Lawrence Sperry’s reliance on his autopilot was absolute.  Sadly, it would be his undoing.  Sperry failed to truly appreciate that he was flying in an era when instrument flying was not yet fully developed.  Few instruments and navigational aids were available to effectively aid a pilot flying in the clouds — indeed, Jimmy Do0little’s first instrument-based blind flying experiments were undertaken only in 1929.  Nonetheless, Sperry took off into the fog for a crossing of the English Channel on December 23, 1923 — no doubt, he planned on relying on his autopilot to get him through.  He never arrived in France for his Christmas holiday.  It wasn’t until three weeks later, on January 11, 1924, that his remains were found floating in the English Channel.  It was a sad end for a truly extraordinary aviator and inventor.


One More Bit of Aviation History

Lawrence Sperry was known as quite a ladies’ man and had a penchant for wild parties — he was single, handsome and wealthy, a potent combination.  Even there, his autopilot had a role — and one day in November 1916 he demonstrated his trust in the system when he took a married socialite, Mrs. Waldo Polk, for a training flight offshore near Babylon, New York.  Turning over the controls to his autopilot, the two proceeded to engage in something of an aerial tryst.  Mrs. Polk’s husband was away in France volunteering for France as an ambulance driver during the war, leaving her “unattended” and, with the wealthy Lawrence Sperry close at hand, she decided to take up flying lessons.

The day didn’t end well when Sperry accidentally bumped the gyro platform while “involved” with Mrs. Polk.  The seaplane then flew a descending curve dictated by the misaligned gyro instead of staying on course. It crashed into the waters of the bay.  Luckily, two duck hunters were nearby and paddled over to rescue the naked pair.  Initially, Sperry maintained that the force of impact had ripped off their clothes.  However, his reputation as something of a playboy lead one tabloid to run the more accurate headline, “AERIAL PETTING – ENDS IN WETTING”.  Later, Sperry would confide to a friend that the story was accurate.  Mrs. Polk ultimately qualified for her pilot certificate — without any further autopilot incidents.


Today’s Aviation Trivia Question

How are gyroscopes used in space to control the spacecraft’s attitude relative to the Earth?

8 thoughts on “George the Autopilot

  1. David Wtlliams says:

    A fellow captain and I are doing a presentation in Europe discussing the pilot-aircraft interface as it relates to electronically controlled flight.

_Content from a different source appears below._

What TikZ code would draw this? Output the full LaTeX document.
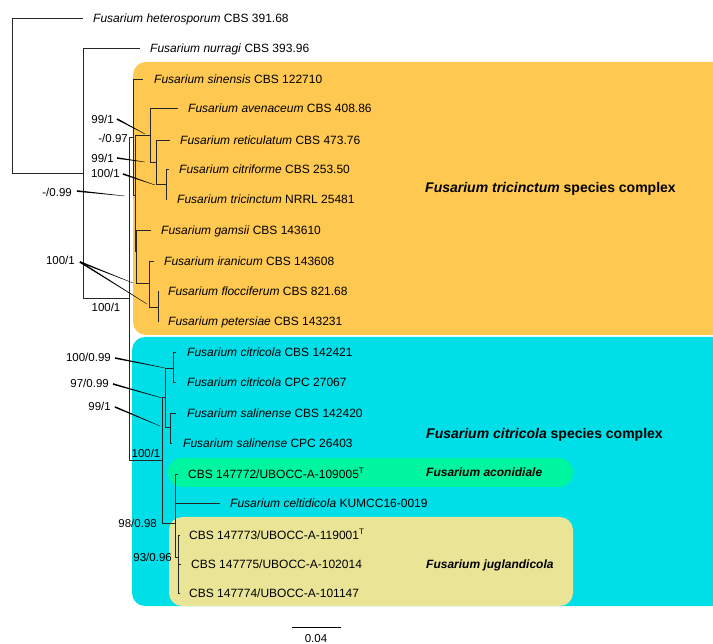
\documentclass[tikz,border=0pt]{standalone}
\usepackage{fontspec}
\setmainfont{Liberation Sans}
\usetikzlibrary{calc}
\definecolor{boxOrange}{RGB}{255,200,80}
\definecolor{boxCyan}{RGB}{0,222,232}
\definecolor{boxMint}{RGB}{0,245,160}
\definecolor{boxKhaki}{RGB}{234,228,150}
\newcommand{\taperline}[2]{\fill ($(#1)!0.8pt!90:(#2)$) -- ($(#1)!0.8pt!-90:(#2)$) -- ($(#2)!0.15pt!90:(#1)$) -- ($(#2)!0.15pt!-90:(#1)$) -- cycle;}
\tikzset{
 spname/.style={anchor=west, inner sep=0pt, font=\fontsize{12}{14}\selectfont, text height=8.6pt, text depth=0pt},
 suplab/.style={inner sep=0pt, font=\fontsize{11.5}{13}\selectfont, text height=8.2pt, text depth=0pt},
 cladelab/.style={anchor=west, inner sep=0pt, font=\bfseries\fontsize{14}{16}\selectfont, text height=10pt, text depth=0pt},
 sublab/.style={anchor=west, inner sep=0pt, font=\bfseries\fontsize{12}{14}\selectfont, text height=8.6pt, text depth=0pt},
 treeline/.style={line width=0.8pt, black!85},
}
\begin{document}
\begin{tikzpicture}[x=1pt,y=-1pt]
\useasboundingbox (0,0) rectangle (713,644);
\clip (0,0) rectangle (713,644);
% coloured boxes
\fill[boxOrange, rounded corners=13pt] (133,62) rectangle (740,335);
\fill[boxCyan, rounded corners=13pt] (132,337) rectangle (740,606);
\fill[boxMint, rounded corners=14pt] (168,458) rectangle (573,487);
\fill[boxKhaki, rounded corners=13pt] (169,517) rectangle (573,606);

% internal nodes
\coordinate (R) at (12,95);
\coordinate (N1) at (83,173);
\coordinate (N2) at (129,298);
\coordinate (T) at (133,137);
\coordinate (X) at (135,195);
\coordinate (A) at (150,135);
\coordinate (B) at (156,162);
\coordinate (C) at (166,184);
\coordinate (G) at (136,251);
\coordinate (I) at (149,283);
\coordinate (F) at (158,307);
\coordinate (K) at (162,460);
\coordinate (D) at (165,397);
\coordinate (H) at (173,368);
\coordinate (S) at (170,427);
\coordinate (E) at (175,523);
\coordinate (J) at (178,557);
% tips
\coordinate (t1) at (83,18);
\coordinate (t2) at (140,48);
\coordinate (t3) at (143,79);
\coordinate (t4) at (178,108);
\coordinate (t5) at (170,140);
\coordinate (t6) at (169,169);
\coordinate (t7) at (167,199);
\coordinate (t8) at (151,230);
\coordinate (t9) at (154,261);
\coordinate (t10) at (159,291);
\coordinate (t11) at (159,321);
\coordinate (t12) at (176,352);
\coordinate (t13) at (176,382);
\coordinate (t14) at (176,413);
\coordinate (t15) at (172,443);
\coordinate (t16) at (178,474);
\coordinate (t17) at (220,503);
\coordinate (t18) at (180,535);
\coordinate (t19) at (181,564);
\coordinate (t20) at (180,593);

% branches
\draw[treeline] (R) |- (t1) (R) |- (N1);
\draw[treeline] (N1) |- (t2) (N1) |- (N2);
\draw[treeline] (N2) |- (T) (N2) |- (K);
\draw[treeline] (T) |- (t3) (T) |- (X);
\draw[treeline] (X) |- (A) (X) |- (G);
\draw[treeline] (A) |- (t4) (A) |- (B);
\draw[treeline] (B) |- (t5) (B) |- (C);
\draw[treeline] (C) |- (t6) (C) |- (t7);
\draw[treeline] (G) |- (t8) (G) |- (I);
\draw[treeline] (I) |- (t9) (I) |- (F);
\draw[treeline] (F) |- (t10) (F) |- (t11);
\draw[treeline] (K) |- (D) (K) |- (E);
\draw[treeline] (D) |- (H) (D) |- (S);
\draw[treeline] (H) |- (t12) (H) |- (t13);
\draw[treeline] (S) |- (t14) (S) |- (t15);
\draw[treeline] (E) |- (t16) (E) |- (t17) (E) |- (J);
\draw[treeline] (J) |- (t18) (J) |- (t19) (J) |- (t20);

% leaf names
\node[spname] (l1) at (93,18) {\textit{Fusarium heterosporum} CBS 391.68};
\node[spname] (l2) at (150,48) {\textit{Fusarium nurragi} CBS 393.96};
\node[spname] (l3) at (154,79) {\textit{Fusarium sinensis} CBS 122710};
\node[spname] (l4) at (188,108) {\textit{Fusarium avenaceum} CBS 408.86};
\node[spname] (l5) at (180,140) {\textit{Fusarium reticulatum} CBS 473.76};
\node[spname] (l6) at (179,169) {\textit{Fusarium citriforme} CBS 253.50};
\node[spname] (l7) at (177,199) {\textit{Fusarium tricinctum} NRRL 25481};
\node[spname] (l8) at (161,230) {\textit{Fusarium gamsii} CBS 143610};
\node[spname] (l9) at (164,261) {\textit{Fusarium iranicum} CBS 143608};
\node[spname] (l10) at (168,291) {\textit{Fusarium flocciferum} CBS 821.68};
\node[spname] (l11) at (168,321) {\textit{Fusarium petersiae} CBS 143231};
\node[spname] (l12) at (187,352) {\textit{Fusarium citricola} CBS 142421};
\node[spname] (l13) at (187,382) {\textit{Fusarium citricola} CPC 27067};
\node[spname] (l14) at (187,413) {\textit{Fusarium salinense} CBS 142420};
\node[spname] (l15) at (183,443) {\textit{Fusarium salinense} CPC 26403};
\node[spname] (l16) at (188,474) {CBS 147772/UBOCC-A-109005\textsuperscript{T}};
\node[spname] (l17) at (230,503) {\textit{Fusarium celtidicola} KUMCC16-0019};
\node[spname] (l18) at (189,535) {CBS 147773/UBOCC-A-119001\textsuperscript{T}};
\node[spname] (l19) at (191,564) {CBS 147775/UBOCC-A-102014};
\node[spname] (l20) at (189,593) {CBS 147774/UBOCC-A-101147};

% clade labels
\node[cladelab] (c1) at (425,188) {\textit{Fusarium tricinctum} species complex};
\node[cladelab] (c2) at (426,434) {\textit{Fusarium citricola} species complex};
\node[sublab] (c3) at (426,472) {\textit{Fusarium aconidiale}};
\node[sublab] (c4) at (426,564) {\textit{Fusarium juglandicola}};

% support values with pointers
\node[suplab, anchor=east] (s1) at (114,119) {99/1};
\coordinate (s1a) at (117,119); \coordinate (s1b) at (145,134);
\node[suplab, anchor=east] (s3) at (114,158) {99/1};
\coordinate (s3a) at (117,158); \coordinate (s3b) at (145,162);
\node[suplab, anchor=east] (s4) at (120,173) {100/1};
\coordinate (s4a) at (123,174); \coordinate (s4b) at (155,185);
\node[suplab, anchor=east] (s5) at (72,192) {-/0.99};
\coordinate (s5a) at (77,191); \coordinate (s5b) at (125,196);
\node[suplab, anchor=east] (s6) at (75,260) {100/1};
\coordinate (s6a) at (80,262); \coordinate (s6b) at (133,283); \coordinate (s6c) at (147,304);
\node[suplab, anchor=east] (s8) at (111,357) {100/0.99};
\coordinate (s8a) at (115,358); \coordinate (s8b) at (165,368);
\node[suplab, anchor=east] (s9) at (109,383) {97/0.99};
\coordinate (s9a) at (113,384); \coordinate (s9b) at (162,398);
\node[suplab, anchor=east] (s10) at (111,406) {99/1};
\coordinate (s10a) at (115,407); \coordinate (s10b) at (160,426);
\taperline{s1a}{s1b}
\taperline{s3a}{s3b}
\taperline{s4a}{s4b}
\taperline{s5a}{s5b}
\taperline{s6a}{s6b}
\taperline{s6a}{s6c}
\taperline{s8a}{s8b}
\taperline{s9a}{s9b}
\taperline{s10a}{s10b}

% support values without pointers
\node[suplab, anchor=east] (s2) at (128,138) {-/0.97};
\node[suplab] (s7) at (106,307) {100/1};
\node[suplab] (s11) at (146,453) {100/1};
\node[suplab, anchor=east] (s12) at (157,523) {98/0.98};
\node[suplab, anchor=east] (s13) at (172,557) {93/0.96};

% scale bar
\coordinate (sb1) at (292,627);
\coordinate (sb2) at (341,627);
\draw[line width=1pt] (sb1) -- (sb2);
\node[suplab] (sbl) at (316,638) {0.04};
\end{tikzpicture}
\end{document}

Some industry experts believe that it will be the way of the future to decrease accidents (and lower the cost for pilots). We have driverless subway cars at Atlanta airport which people have no difficulty boarding to take them from arrival area to terminal to pick up their bags. As the population get more accustomed to remote-automated control of their transporter, the day may come when airliners, like drones will be remotely operated. That should be “safe enough” 98% of the time. So, what happens when that other 2% occurs? Money will tell as airlines drive down their operating costs to give passengers the cheapest fare possible, while getting them there “safe enough”
    David Williams
    Airline Capt (retired)

  2. Chuck Koran says:

    I had the understanding that the “George is Flying the Plane” was due to an employee of Sperry who installed and repaired many of the early gyroscope systems named George Stahlke. Could the reference to a person be right?

    1. HW says:

      Chuck —

      We have never heard that story before. If you find any more information about that, let us know.


  3. richard lacey says:

    George is the acronym for Gyro (e) Operated (r) Guidance Equipment. Similarly Radar is Radio Aid (to) Direction And Range

  4. Joseph Mitchener says:

    Putting together a talk on AI. Would like to see the dates for first use of various advances in autopilots. When did test pilots start relying on George when the shit hit the fan? Need dates.

  5. Adam Meredith says:

    My father, F.W. Meredith, always told people that it was after King George.

    However, as the principal designer, it is possible that he knew no more of the actual origin of this affectionate nickname than the present internet.

    Pilots were quite likely to have taken it from a less lofty source.